Many organizations create parallel grade tracks for individual contributors and managers. This allows a senior engineer to reach the same grade (and pay level) as an engineering manager without being forced into people management. A typical dual-track structure might have IC Grades 1 through 8 and Management Grades 5 through 8, with IC6 equivalent to M5 (first-level manager). This is critical for retaining technical talent who don't want to manage people but deserve to grow in compensation and seniority.
Different types of organizations structure their grades differently based on their needs and culture.
| Organization Type | # of Grades | Grade Labels | Notable Features |
|---|---|---|---|
| US Federal Government | 15 | GS-1 to GS-15, plus SES | 10 steps within each grade, automatic step increases by tenure |
| Tech company (startup) | 6-8 | IC1-IC6, M1-M2 | Dual IC/management track, equity-heavy at upper grades |
| Tech company (FAANG) | 8-12 | L3-L11 (varies by company) | Wide bands at senior levels, equity 30-60% of total comp |
| Manufacturing | 10-15 | Grade 1-15 (hourly and salary) | Separate hourly and exempt structures, shift differentials |
| Professional services | 8-12 | Analyst through Partner | Named levels (Analyst, Associate, VP, Director, Partner) |
| University | 15-20 | Staff grades + faculty ranks | Separate structures for classified staff, professional staff, and faculty |
These three concepts are related but serve different purposes, and confusing them causes problems.
A company might have a "Senior Product Manager" title at Job Level 7, assigned to Pay Grade 8. The title is what goes on the business card. The level is what defines the expectations and career ladder position. The grade is what determines the salary range. Title inflation (giving elevated titles without corresponding grade or level changes) is one of the most common compensation problems. An employee titled "Director" at a 50-person company might be at Grade 5, equivalent to a "Senior Manager" at Grade 5 in a Fortune 500. The titles differ, but the grades and pay bands should be similar if both companies use market-based structures.
| Concept | What It Defines | Who Sees It | Purpose |
|---|---|---|---|
| Pay grade | Compensation bracket for a group of jobs | HR, compensation team, managers | Sets pay range, drives compensation decisions |
| Job level | Position in the organizational hierarchy | Employees, managers, HR | Defines career progression, scope, and expectations |
| Job title | External-facing name of the position | Everyone (employees, candidates, LinkedIn) | Communicates role identity, varies widely between companies |
Some organizations add steps (or increments) within each pay grade to create a structured pay progression path.

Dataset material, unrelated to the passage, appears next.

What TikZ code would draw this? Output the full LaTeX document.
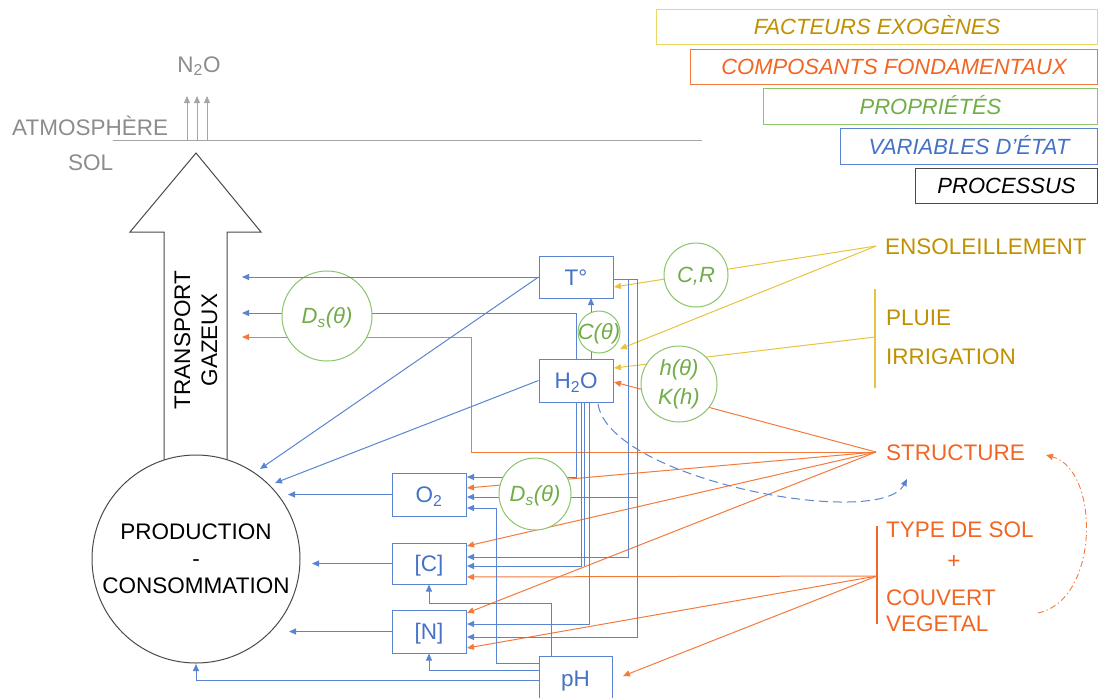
\documentclass[tikz,border=0pt]{standalone}
\usepackage{fontspec}
\setmainfont{Liberation Sans}
\usetikzlibrary{arrows.meta}
\pgfdeclarelayer{bg}
\pgfsetlayers{bg,main}
\definecolor{vblue}{HTML}{4472C4}
\definecolor{lblue}{HTML}{5A84D2}
\definecolor{vorg}{HTML}{F26522}
\definecolor{lorg}{HTML}{F47A3C}
\definecolor{vgreen}{HTML}{70AD47}
\definecolor{lgreen}{HTML}{8CC46C}
\definecolor{vgold}{HTML}{BF9000}
\definecolor{lylw}{HTML}{E6C53C}
\definecolor{ylwb}{HTML}{EDD865}
\definecolor{gtext}{HTML}{8C8C8C}
\definecolor{gline}{HTML}{A6A6A6}
\definecolor{dk}{HTML}{4A4A4A}
\begin{document}
\begin{tikzpicture}[x=1pt,y=-1pt,
  every node/.style={inner sep=0pt},
  fnt/.style={font=\fontsize{22.5}{27}\selectfont},
  ifnt/.style={font=\fontsize{22}{27}\selectfont\itshape},
  legbox/.style={ifnt, draw, fill=white, line width=1pt, anchor=north west, text height=15.8pt, text depth=0pt},
  vbox/.style={fnt, draw=lblue, text=vblue, fill=white, line width=1pt, minimum width=74, minimum height=42, text height=16.1pt, text depth=0pt},
  gcirc/.style={circle, draw=lgreen, fill=white, line width=1pt},
  gtxt/.style={ifnt, text=vgreen},
  tip/.style={-{Triangle[length=7pt,width=6pt]}},
  barr/.style={draw=lblue, line width=1pt, tip},
  bline/.style={draw=lblue, line width=1pt},
  oarr/.style={draw=lorg, line width=1pt, tip},
  yarr/.style={draw=lylw, line width=1pt, tip},
  garr/.style={draw=gline, line width=1pt, tip},
]
\useasboundingbox (0,0) rectangle (1099,697);

% legend
\node[legbox, draw=ylwb, text=vgold, minimum width=441, minimum height=35] (lfe) at (656,9) {FACTEURS EXOGÈNES};
\node[legbox, draw=lorg, text=vorg, minimum width=407, minimum height=35] (lcf) at (690,49) {COMPOSANTS FONDAMENTAUX};
\node[legbox, draw=lgreen, text=vgreen, minimum width=334, minimum height=36] (lpr) at (763,88) {PROPRIÉTÉS};
\node[legbox, draw=lblue, text=vblue, minimum width=257, minimum height=36] (lve) at (840,128) {VARIABLES D’ÉTAT};
\node[legbox, draw=dk, text=black, minimum width=182, minimum height=35] (lpc) at (915,168) {PROCESSUS};

% atmosphere
\node[fnt, text=gtext, anchor=base] (n2o) at (199,72) {N\textsubscript{2}O};
\node[fnt, text=gtext, anchor=base west] (atm) at (12,135) {ATMOSPHÈRE};
\node[fnt, text=gtext, anchor=base west] (sol) at (68,170) {SOL};
\coordinate (atL) at (113,140);
\coordinate (atR) at (702,140);
\draw[draw=gline, line width=1pt] (atL) -- (atR);
\coordinate (g1a) at (187,140); \coordinate (g1b) at (187,96);
\coordinate (g2a) at (197,140); \coordinate (g2b) at (197,96);
\coordinate (g3a) at (207,140); \coordinate (g3b) at (207,96);
\draw[garr] (g1a) -- (g1b);
\draw[garr] (g2a) -- (g2b);
\draw[garr] (g3a) -- (g3b);

% production circle and block arrow
\node[circle, draw=dk, fill=white, line width=1pt, minimum size=208, fnt, align=center] (pc) at (196,559) {PRODUCTION\\-\\CONSOMMATION};
\coordinate (ba1) at (164,460); \coordinate (ba2) at (164,232); \coordinate (ba3) at (130,232);
\coordinate (ba4) at (196,153); \coordinate (ba5) at (261,232); \coordinate (ba6) at (227,232);
\coordinate (ba7) at (227,460);
\begin{pgfonlayer}{bg}
\draw[draw=dk, line width=1pt, line join=miter] (ba1) -- (ba2) -- (ba3) -- (ba4) -- (ba5) -- (ba6) -- (ba7);
\end{pgfonlayer}
\node[fnt, rotate=90, align=center] (tg) at (196,340) {TRANSPORT\\GAZEUX};

% state variables
\node[vbox] (T) at (576,277) {T°};
\node[vbox, minimum height=43] (H) at (576,380.5) {H\textsubscript{2}O};
\node[vbox, minimum height=43] (O) at (429,494.5) {O\textsubscript{2}};
\node[vbox, minimum height=41] (C) at (429,563.5) {[C]};
\node[vbox, minimum height=43] (N) at (429,631.5) {[N]};
\node[vbox, minimum width=73, minimum height=44] (P) at (575.5,678) {pH};

% properties (circles)
\node[gcirc, minimum size=64] (CR) at (696,275) {};
\node[gtxt, text height=15.8pt, text depth=0pt] (CRt) at (CR) {C,R};
\node[gcirc, minimum size=42] (Ct) at (599,332) {};
\node[gtxt, text height=15.8pt, text depth=0pt] (Ctt) at (Ct) {C(θ)};
\node[gcirc, minimum size=76] (hK) at (679,384) {};
\node[gtxt, align=center, font=\fontsize{22}{29}\selectfont\itshape] (hKt) at (hK) {h(θ)\\K(h)};
\node[gcirc, minimum size=90] (D1) at (327,316) {};
\node[gtxt, text height=15.8pt, text depth=0pt] (D1t) at (D1) {D\textsubscript{s}(θ)};
\node[gcirc, minimum size=72] (D2) at (535,494) {};
\node[gtxt, text height=15.8pt, text depth=0pt] (D2t) at (D2) {D\textsubscript{s}(θ)};

% exogenous factors / fundamental components labels
\node[fnt, text=vgold, anchor=base west] (ens) at (885,254) {ENSOLEILLEMENT};
\node[fnt, text=vgold, anchor=base west] (plu) at (886,325) {PLUIE};
\node[fnt, text=vgold, anchor=base west] (irr) at (886,364) {IRRIGATION};
\node[fnt, text=vorg, anchor=base west] (str) at (886,460) {STRUCTURE};
\node[fnt, text=vorg, anchor=base west] (typ) at (886,537) {TYPE DE SOL};
\node[fnt, text=vorg] (plus) at (954,562) {+};
\node[fnt, text=vorg, anchor=base west] (cou) at (886,605) {COUVERT};
\node[fnt, text=vorg, anchor=base west] (veg) at (886,631) {VEGETAL};

\coordinate (ensP) at (876,246);
\coordinate (pluA) at (875,289); \coordinate (pluB) at (875,388); \coordinate (pluP) at (875,337);
\coordinate (strP) at (876,452);
\coordinate (typA) at (877,526); \coordinate (typB) at (877,624); \coordinate (typP) at (877,576);

\begin{pgfonlayer}{bg}
\draw[draw=lylw, line width=1.6pt] (pluA) -- (pluB);
\draw[draw=vorg, line width=1.6pt] (typA) -- (typB);

% yellow connectors
\coordinate (y1e) at (614,287);
\coordinate (y2e) at (620,349);
\coordinate (y3e) at (614,368);
\draw[yarr] (ensP) -- (y1e);
\draw[yarr] (ensP) -- (y2e);
\draw[yarr] (pluP) -- (y3e);

% orange connectors
\coordinate (o1e) at (614,382);
\coordinate (oc1) at (471,452); \coordinate (oc2) at (471,337); \coordinate (o2e) at (242,337);
\coordinate (o3e) at (467,488);
\coordinate (o4e) at (467,546);
\coordinate (o5e) at (467,613);
\coordinate (o6e) at (467,577);
\coordinate (o7e) at (467,648);
\coordinate (o8e) at (623,676);
\draw[oarr] (strP) -- (o1e);
\draw[oarr] (strP) -- (oc1) -- (oc2) -- (o2e);
\draw[oarr] (strP) -- (o3e);
\draw[oarr] (strP) -- (o4e);
\draw[oarr] (strP) -- (o5e);
\draw[oarr] (typP) -- (o6e);
\draw[oarr] (typP) -- (o7e);
\draw[oarr] (typP) -- (o8e);

% blue connectors
\coordinate (b2e) at (260,469);
\draw[barr] (T.west) -- (b2e);
\coordinate (tr) at (637,279);
\coordinate (tr2) at (628,279);
\coordinate (tr0) at (613,279);
\coordinate (b3O) at (467,497);
\coordinate (b3C) at (467,557);
\coordinate (b3N) at (467,637);
\draw[bline] (tr0) -- (tr);
\draw[barr] (tr) |- (b3O);
\draw[barr] (tr2) |- (b3C);
\draw[barr] (tr) |- (b3N);
\coordinate (h4) at (591,359); \coordinate (t4) at (591,298);
\draw[barr] (h4) -- (t4);
\coordinate (b5e) at (242,313);
\draw[barr] (H.north) |- (b5e);
\coordinate (b6e) at (275,483);
\draw[barr] (H.west) -- (b6e);
\coordinate (b7e) at (467,477);
\draw[barr] (H.south) |- (b7e);
\coordinate (h8) at (581,402); \coordinate (b8e) at (467,566);
\draw[barr] (h8) |- (b8e);
\coordinate (h8b) at (584,402); \coordinate (h8c) at (584,566);
\draw[bline] (h8b) -- (h8c);
\coordinate (h9) at (589,402); \coordinate (b9e) at (467,624);
\draw[barr] (h9) |- (b9e);
\coordinate (b10e) at (288,494.5);
\draw[barr] (O.west) -- (b10e);
\coordinate (b11e) at (312,563.5);
\draw[barr] (C.west) -- (b11e);
\coordinate (b12e) at (289,631.5);
\draw[barr] (N.west) -- (b12e);
\coordinate (p13) at (539,680); \coordinate (b13e) at (196,664);
\draw[barr] (p13) -| (b13e);
\coordinate (p14) at (539,663); \coordinate (q14) at (496,663); \coordinate (r14) at (496,508); \coordinate (b14e) at (467,508);
\draw[barr] (p14) -- (q14) -- (r14) -- (b14e);
\coordinate (p15) at (551,656); \coordinate (q15) at (551,603);
\draw[barr] (p15) -- (q15) -| (C.south);
\coordinate (p16) at (539,670);
\draw[barr] (p16) -| (N.south);

% curved relations
\coordinate (dA) at (598,404); \coordinate (dB) at (907,479);
\draw[barr, dash pattern=on 9pt off 5pt] (dA) .. controls (610,480) and (880,530) .. (dB);
\coordinate (ddA) at (1038,613); \coordinate (ddB) at (1046,455);
\draw[oarr, line width=0.9pt, dash pattern=on 6pt off 3pt on 1.2pt off 3pt] (ddA) .. controls (1100,600) and (1100,470) .. (ddB);
\end{pgfonlayer}

% T° -> transport (drawn over the Ds circle)
\coordinate (b1e) at (242,277);
\draw[barr] (T.west) -- (b1e);
\end{tikzpicture}
\end{document}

A grade with 10 steps has 10 predefined salary amounts between the minimum and maximum. Employees advance through steps based on tenure (automatic step increases), performance (merit-based advancement), or a combination. The US federal GS system is the classic example: each of the 15 grades has 10 steps, with automatic step increases at 1-year, 2-year, and 3-year intervals. Step 1 to Step 4 increases happen annually. Step 4 to Step 7 every two years. Step 7 to Step 10 every three years.
Steps provide predictability for employees and reduce manager discretion in pay decisions, which minimizes bias. They're especially popular in government, education, healthcare, and unionized environments. The downside: step systems don't differentiate well between high and low performers. Everyone advances at roughly the same rate regardless of contribution. In competitive markets, this can cause top performers to leave for employers that reward performance more aggressively.
Pay grade systems are prone to several recurring issues that compensation teams must actively manage.
Managers push for higher grades for their team members to justify higher pay, even when the job responsibilities haven't changed. Over time, this inflates the average grade across the organization and undermines the integrity of the leveling system. Combat it with strict promotion criteria, calibration sessions where leaders review grade changes across teams, and separating pay increases from grade assignments.
When midpoint progression is too small (less than 8%), employees at the top of one grade earn nearly the same as employees at the bottom of the next grade. This diminishes the financial incentive for promotion. If a Grade 6 employee at $115,000 would start a Grade 7 role at $117,000, the promotion isn't financially meaningful. Ensure midpoint progressions are large enough to create clear pay differentiation between grades.
If grades are set based on internal job evaluation alone, without reference to market data, some roles will be overgraded (paid above market) and others undergraded (paid below market). This creates both overspending and retention risk. The solution is to anchor grades with market data and adjust when market rates shift significantly for specific roles or skill sets.
Too many grades (25+ for a mid-size company) makes the differences between levels trivial and creates unnecessary administrative complexity. Too few grades (3 to 5 for a company with 500+ employees) forces very different roles into the same band, creating internal equity problems. Review your grade count every 2 to 3 years and adjust based on organizational growth and complexity.
Pay grades work best when they're integrated into a broader career framework that defines expectations at each level.
Each pay grade should have a corresponding set of expectations documented in a career framework or leveling guide. These expectations typically cover: scope of work (individual task vs team project vs department strategy), decision-making authority (follows instructions vs makes independent decisions vs sets direction), expertise required (foundational vs specialized vs expert), leadership responsibility (none vs project leadership vs people management vs organizational leadership), and impact (individual output vs team output vs business unit outcomes).
Promotions should require meeting the expectations of the target grade, not just excelling at the current one. A Grade 5 employee who's excellent at Grade 5 work isn't necessarily ready for Grade 6. They need to demonstrate that they're already performing at the Grade 6 level before the promotion is formalized. This distinction prevents grade inflation and ensures that each grade level retains its meaning.